Although the results for immigrants that are represented by SIFI’s attorneys are predictably more favorable, when SIFI makes a successful petition for bond or parole, the immigrants must then continue the process on their own. In the examples where a bond is set, the average is $7,500, a number most of the detainees cannot afford without assistance. Judges do not take the means of the immigrant into account when determining bond, often overstating the potential flight risk. This has become the subject of a lawsuit against the USCIS by the Southern Poverty Law Center.

Once SIFI takes a case, they often go above and beyond their mission of representation with respect to liberty on bond or parole. Although they don’t represent them at asylum hearings, they assist with the paperwork (I translated an asylum application when I was there), they communicate with the family to coordinate release, and even apply on the immigrant’s behalf to non-profits, such as RAICES, which can finance the bonds.

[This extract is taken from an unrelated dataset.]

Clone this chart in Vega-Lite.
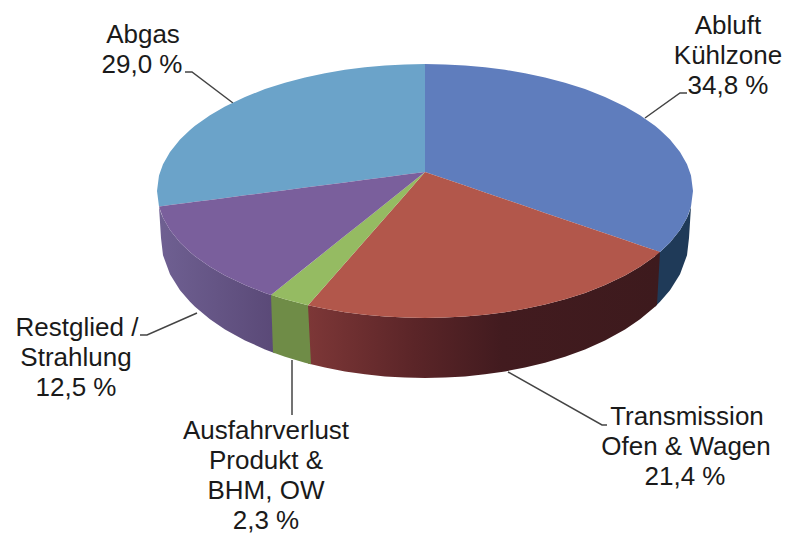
{
"$schema":"https://vega.github.io/schema/vega-lite/v6.json",
"width":804,"height":541,"padding":0,"autosize":{"type":"fit","contains":"padding"},
"background":"white","view":{"stroke":null},
"datasets":{
"faces":[
{"part":"top","slice":"Abgas","x":157,"y":191,"y2":191},{"part":"top","slice":"Abgas","x":159,"y":175.5,"y2":206.5},{"part":"top","slice":"Abgas","x":163,"y":164.3,"y2":206},{"part":"top","slice":"Abgas","x":170,"y":151.9,"y2":205.1},{"part":"top","slice":"Abgas","x":180,"y":139.5,"y2":203.8},{"part":"top","slice":"Abgas","x":190,"y":129.9,"y2":202.5},{"part":"top","slice":"Abgas","x":195,"y":125.8,"y2":201.8},{"part":"top","slice":"Abgas","x":210,"y":115.2,"y2":199.9},{"part":"top","slice":"Abgas","x":225,"y":106.5,"y2":197.9},{"part":"top","slice":"Abgas","x":245,"y":96.9,"y2":195.3},{"part":"top","slice":"Abgas","x":265,"y":89.1,"y2":192.8},{"part":"top","slice":"Abgas","x":285,"y":82.7,"y2":190.2},{"part":"top","slice":"Abgas","x":305,"y":77.4,"y2":187.6},{"part":"top","slice":"Abgas","x":325,"y":73.2,"y2":185},{"part":"top","slice":"Abgas","x":345,"y":69.8,"y2":182.4},{"part":"top","slice":"Abgas","x":365,"y":67.2,"y2":179.8},{"part":"top","slice":"Abgas","x":385,"y":65.4,"y2":177.2},{"part":"top","slice":"Abgas","x":405,"y":64.4,"y2":174.6},{"part":"top","slice":"Abgas","x":425,"y":64,"y2":172},
{"part":"top","slice":"Abluft","x":425,"y":64,"y2":172},{"part":"top","slice":"Abluft","x":445,"y":64.4,"y2":178.8},{"part":"top","slice":"Abluft","x":465,"y":65.4,"y2":185.6},{"part":"top","slice":"Abluft","x":485,"y":67.2,"y2":192.4},{"part":"top","slice":"Abluft","x":505,"y":69.8,"y2":199.2},{"part":"top","slice":"Abluft","x":525,"y":73.2,"y2":206},{"part":"top","slice":"Abluft","x":545,"y":77.4,"y2":212.9},{"part":"top","slice":"Abluft","x":565,"y":82.7,"y2":219.7},{"part":"top","slice":"Abluft","x":585,"y":89.1,"y2":226.5},{"part":"top","slice":"Abluft","x":605,"y":96.9,"y2":233.3},{"part":"top","slice":"Abluft","x":625,"y":106.5,"y2":240.1},{"part":"top","slice":"Abluft","x":640,"y":115.2,"y2":245.2},{"part":"top","slice":"Abluft","x":655,"y":125.8,"y2":250.3},{"part":"top","slice":"Abluft","x":660,"y":129.9,"y2":252.1},{"part":"top","slice":"Abluft","x":670,"y":139.5,"y2":242.5},{"part":"top","slice":"Abluft","x":680,"y":151.9,"y2":230.1},{"part":"top","slice":"Abluft","x":687,"y":164.3,"y2":217.7},{"part":"top","slice":"Abluft","x":691,"y":175.5,"y2":206.5},{"part":"top","slice":"Abluft","x":693,"y":191,"y2":191},
{"part":"top","slice":"Transmission","x":308,"y":305.3,"y2":305.3},{"part":"top","slice":"Transmission","x":325,"y":286,"y2":308.8},{"part":"top","slice":"Transmission","x":345,"y":263.3,"y2":312.2},{"part":"top","slice":"Transmission","x":365,"y":240.5,"y2":314.8},{"part":"top","slice":"Transmission","x":385,"y":217.8,"y2":316.6},{"part":"top","slice":"Transmission","x":405,"y":195,"y2":317.6},{"part":"top","slice":"Transmission","x":425,"y":172,"y2":318},{"part":"top","slice":"Transmission","x":445,"y":178.8,"y2":317.6},{"part":"top","slice":"Transmission","x":465,"y":185.6,"y2":316.6},{"part":"top","slice":"Transmission","x":485,"y":192.4,"y2":314.8},{"part":"top","slice":"Transmission","x":505,"y":199.2,"y2":312.2},{"part":"top","slice":"Transmission","x":525,"y":206,"y2":308.8},{"part":"top","slice":"Transmission","x":545,"y":212.9,"y2":304.6},{"part":"top","slice":"Transmission","x":565,"y":219.7,"y2":299.3},{"part":"top","slice":"Transmission","x":585,"y":226.5,"y2":292.9},{"part":"top","slice":"Transmission","x":605,"y":233.3,"y2":285.1},{"part":"top","slice":"Transmission","x":625,"y":240.1,"y2":275.5},{"part":"top","slice":"Transmission","x":640,"y":245.2,"y2":266.8},{"part":"top","slice":"Transmission","x":655,"y":250.3,"y2":256.2},{"part":"top","slice":"Transmission","x":660,"y":252.1,"y2":252.1},
{"part":"top","slice":"Ausfahrverlust","x":271,"y":294.9,"y2":294.9},{"part":"top","slice":"Ausfahrverlust","x":285,"y":283.7,"y2":299.3},{"part":"top","slice":"Ausfahrverlust","x":308,"y":265.4,"y2":305.3},{"part":"top","slice":"Ausfahrverlust","x":325,"y":251.8,"y2":286},{"part":"top","slice":"Ausfahrverlust","x":345,"y":235.8,"y2":263.3},{"part":"top","slice":"Ausfahrverlust","x":365,"y":219.9,"y2":240.5},{"part":"top","slice":"Ausfahrverlust","x":385,"y":203.9,"y2":217.8},{"part":"top","slice":"Ausfahrverlust","x":405,"y":188,"y2":195},{"part":"top","slice":"Ausfahrverlust","x":425,"y":172,"y2":172},
{"part":"top","slice":"Restglied","x":159,"y":206.5,"y2":206.5},{"part":"top","slice":"Restglied","x":163,"y":206,"y2":217.7},{"part":"top","slice":"Restglied","x":170,"y":205.1,"y2":230.1},{"part":"top","slice":"Restglied","x":180,"y":203.8,"y2":242.5},{"part":"top","slice":"Restglied","x":190,"y":202.5,"y2":252.1},{"part":"top","slice":"Restglied","x":195,"y":201.8,"y2":256.2},{"part":"top","slice":"Restglied","x":210,"y":199.9,"y2":266.8},{"part":"top","slice":"Restglied","x":225,"y":197.9,"y2":275.5},{"part":"top","slice":"Restglied","x":245,"y":195.3,"y2":285.1},{"part":"top","slice":"Restglied","x":265,"y":192.8,"y2":292.9},{"part":"top","slice":"Restglied","x":271,"y":192,"y2":294.9},{"part":"top","slice":"Restglied","x":285,"y":190.2,"y2":283.7},{"part":"top","slice":"Restglied","x":305,"y":187.6,"y2":267.8},{"part":"top","slice":"Restglied","x":325,"y":185,"y2":251.8},{"part":"top","slice":"Restglied","x":345,"y":182.4,"y2":235.8},{"part":"top","slice":"Restglied","x":365,"y":179.8,"y2":219.9},{"part":"top","slice":"Restglied","x":385,"y":177.2,"y2":203.9},{"part":"top","slice":"Restglied","x":405,"y":174.6,"y2":188},{"part":"top","slice":"Restglied","x":425,"y":172,"y2":172},
{"part":"wall","slice":"Abluft","x":655,"y":250.3,"y2":306.7},{"part":"wall","slice":"Abluft","x":657,"y":251.3,"y2":304.8},{"part":"wall","slice":"Abluft","x":660,"y":252.1,"y2":301.8},{"part":"wall","slice":"Abluft","x":670,"y":242.5,"y2":290.2},{"part":"wall","slice":"Abluft","x":680,"y":230.1,"y2":274.2},{"part":"wall","slice":"Abluft","x":687,"y":217.7,"y2":255.2},{"part":"wall","slice":"Abluft","x":689,"y":212.9,"y2":238},{"part":"wall","slice":"Abluft","x":691,"y":206.5,"y2":206.5},
{"part":"wall","slice":"Transmission","x":308,"y":305.3,"y2":363.5},{"part":"wall","slice":"Transmission","x":325,"y":308.8,"y2":367.6},{"part":"wall","slice":"Transmission","x":345,"y":312.2,"y2":371.4},{"part":"wall","slice":"Transmission","x":365,"y":314.8,"y2":374.3},{"part":"wall","slice":"Transmission","x":385,"y":316.6,"y2":376.4},{"part":"wall","slice":"Transmission","x":405,"y":317.6,"y2":377.6},{"part":"wall","slice":"Transmission","x":425,"y":318,"y2":378},{"part":"wall","slice":"Transmission","x":445,"y":317.6,"y2":377.6},{"part":"wall","slice":"Transmission","x":465,"y":316.6,"y2":376.4},{"part":"wall","slice":"Transmission","x":485,"y":314.8,"y2":374.3},{"part":"wall","slice":"Transmission","x":505,"y":312.2,"y2":371.4},{"part":"wall","slice":"Transmission","x":525,"y":308.8,"y2":367.6},{"part":"wall","slice":"Transmission","x":545,"y":304.6,"y2":362.7},{"part":"wall","slice":"Transmission","x":565,"y":299.3,"y2":356.7},{"part":"wall","slice":"Transmission","x":585,"y":292.9,"y2":349.4},{"part":"wall","slice":"Transmission","x":605,"y":285.1,"y2":340.4},{"part":"wall","slice":"Transmission","x":625,"y":275.5,"y2":329.4},{"part":"wall","slice":"Transmission","x":640,"y":266.8,"y2":319.2},{"part":"wall","slice":"Transmission","x":655,"y":256.2,"y2":306.7},{"part":"wall","slice":"Transmission","x":657,"y":254.6,"y2":304.8},{"part":"wall","slice":"Transmission","x":660,"y":252.1,"y2":252.1},
{"part":"wall","slice":"Ausfahrverlust","x":271,"y":294.9,"y2":294.9},{"part":"wall","slice":"Ausfahrverlust","x":273,"y":295.6,"y2":352.5},{"part":"wall","slice":"Ausfahrverlust","x":285,"y":299.3,"y2":356.7},{"part":"wall","slice":"Ausfahrverlust","x":305,"y":304.6,"y2":362.7},{"part":"wall","slice":"Ausfahrverlust","x":308,"y":305.3,"y2":363.5},{"part":"wall","slice":"Ausfahrverlust","x":311,"y":364.3,"y2":364.3},
{"part":"wall","slice":"Restglied","x":159,"y":206.5,"y2":206.5},{"part":"wall","slice":"Restglied","x":161,"y":212.9,"y2":238},{"part":"wall","slice":"Restglied","x":163,"y":217.7,"y2":255.2},{"part":"wall","slice":"Restglied","x":170,"y":230.1,"y2":274.2},{"part":"wall","slice":"Restglied","x":180,"y":242.5,"y2":290.2},{"part":"wall","slice":"Restglied","x":190,"y":252.1,"y2":301.8},{"part":"wall","slice":"Restglied","x":195,"y":256.2,"y2":306.7},{"part":"wall","slice":"Restglied","x":210,"y":266.8,"y2":319.2},{"part":"wall","slice":"Restglied","x":225,"y":275.5,"y2":329.4},{"part":"wall","slice":"Restglied","x":245,"y":285.1,"y2":340.4},{"part":"wall","slice":"Restglied","x":265,"y":292.9,"y2":349.4},{"part":"wall","slice":"Restglied","x":275,"y":296.2,"y2":353.2}
],
"leaders":[
{"slice":"Abgas","x":185,"y":72},{"slice":"Abgas","x":192,"y":72},{"slice":"Abgas","x":233,"y":103},
{"slice":"Abluft","x":687,"y":93},{"slice":"Abluft","x":680,"y":93},{"slice":"Abluft","x":645,"y":118},
{"slice":"Restglied","x":140,"y":335},{"slice":"Restglied","x":147,"y":335},{"slice":"Restglied","x":197,"y":313},
{"slice":"Ausfahrverlust","x":292,"y":360},{"slice":"Ausfahrverlust","x":292,"y":415},
{"slice":"Transmission","x":508,"y":372},{"slice":"Transmission","x":602,"y":425},{"slice":"Transmission","x":607,"y":425}
],
"labels":[
{"slice":"Abgas","text":"Abgas","x":143,"y":35},{"slice":"Abgas","text":"29,0 %","x":142,"y":65},
{"slice":"Abluft","text":"Abluft","x":728,"y":26},{"slice":"Abluft","text":"Kühlzone","x":728,"y":56},{"slice":"Abluft","text":"34,8 %","x":728,"y":86},
{"slice":"Restglied","text":"Restglied /","x":77,"y":328},{"slice":"Restglied","text":"Strahlung","x":76,"y":358},{"slice":"Restglied","text":"12,5 %","x":76,"y":388},
{"slice":"Ausfahrverlust","text":"Ausfahrverlust","x":266,"y":431},{"slice":"Ausfahrverlust","text":"Produkt &","x":266,"y":461},{"slice":"Ausfahrverlust","text":"BHM, OW","x":266,"y":491},{"slice":"Ausfahrverlust","text":"2,3 %","x":266,"y":521},
{"slice":"Transmission","text":"Transmission","x":687,"y":417},{"slice":"Transmission","text":"Ofen & Wagen","x":686,"y":447},{"slice":"Transmission","text":"21,4 %","x":685,"y":477}
]
},
"encoding":{
"x":{"field":"x","type":"quantitative","axis":null,"scale":{"domain":[0,804],"nice":false,"zero":false}},
"y":{"field":"y","type":"quantitative","axis":null,"scale":{"domain":[541,0],"nice":false,"zero":false}}
},
"layer":[
{"data":{"name":"leaders"},"mark":{"type":"line","color":"#444444","strokeWidth":1.5},"encoding":{"detail":{"field":"slice"}}},
{"data":{"name":"faces"},"transform":[{"filter":"datum.part==='wall' && datum.slice==='Abluft'"}],"mark":{"type":"area","color":"#1f3a58"},"encoding":{"y2":{"field":"y2"}}},
{"data":{"name":"faces"},"transform":[{"filter":"datum.part==='wall' && datum.slice==='Restglied'"}],"mark":{"type":"area","color":{"gradient":"linear","x1":0,"y1":0,"x2":1,"y2":0,"stops":[{"offset":0,"color":"#6f6092"},{"offset":1,"color":"#5a4977"}]}},"encoding":{"y2":{"field":"y2"}}},
{"data":{"name":"faces"},"transform":[{"filter":"datum.part==='wall' && datum.slice==='Transmission'"}],"mark":{"type":"area","color":{"gradient":"linear","x1":0,"y1":0,"x2":1,"y2":0,"stops":[{"offset":0,"color":"#7d3737"},{"offset":0.3,"color":"#5b2528"},{"offset":0.55,"color":"#421b1f"},{"offset":1,"color":"#3d1a1d"}]}},"encoding":{"y2":{"field":"y2"}}},
{"data":{"name":"faces"},"transform":[{"filter":"datum.part==='wall' && datum.slice==='Ausfahrverlust'"}],"mark":{"type":"area","color":"#6f8c47"},"encoding":{"y2":{"field":"y2"}}},
{"data":{"name":"faces"},"transform":[{"filter":"datum.part==='top'"}],"mark":{"type":"area"},"encoding":{"y2":{"field":"y2"},"color":{"field":"slice","type":"nominal","legend":null,"scale":{"domain":["Abgas","Abluft","Transmission","Ausfahrverlust","Restglied"],"range":["#6ba3c9","#5f7dbd","#b2574b","#95bb62","#7a5f9c"]}}}},
{"data":{"name":"labels"},"mark":{"type":"text","font":"Liberation Sans","fontSize":26,"color":"#1a1a1a","align":"center","baseline":"middle"},"encoding":{"text":{"field":"text"}}}
]
}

The SIFI employees have dedicated themselves to justice for immigrants, invest heavily and personally in their cause, often living in areas where the political sentiment runs counter to theirs, and struggle with a system designed to default to deportation, and to make any other result remote (it is not a coincidence that these facilities exist in remote, out of sight, locations).

I was fortunate to spend a week helping them, doing what little I could with my colleagues, and I will be writing a series of articles and/or posts in the coming weeks, detailing my experience, sharing general stories, with their permission, of some of the immigrants I met, attempting to understand how we got here, and outlining ways in which any who read this, if so inclined, can provide help. I would especially like to thank my firm, Ballard Spahr LLP, for participating in the SIFI volunteer program (they have sent groups in the past are schedule to send more groups in the future), and for providing me with the opportunity to participate.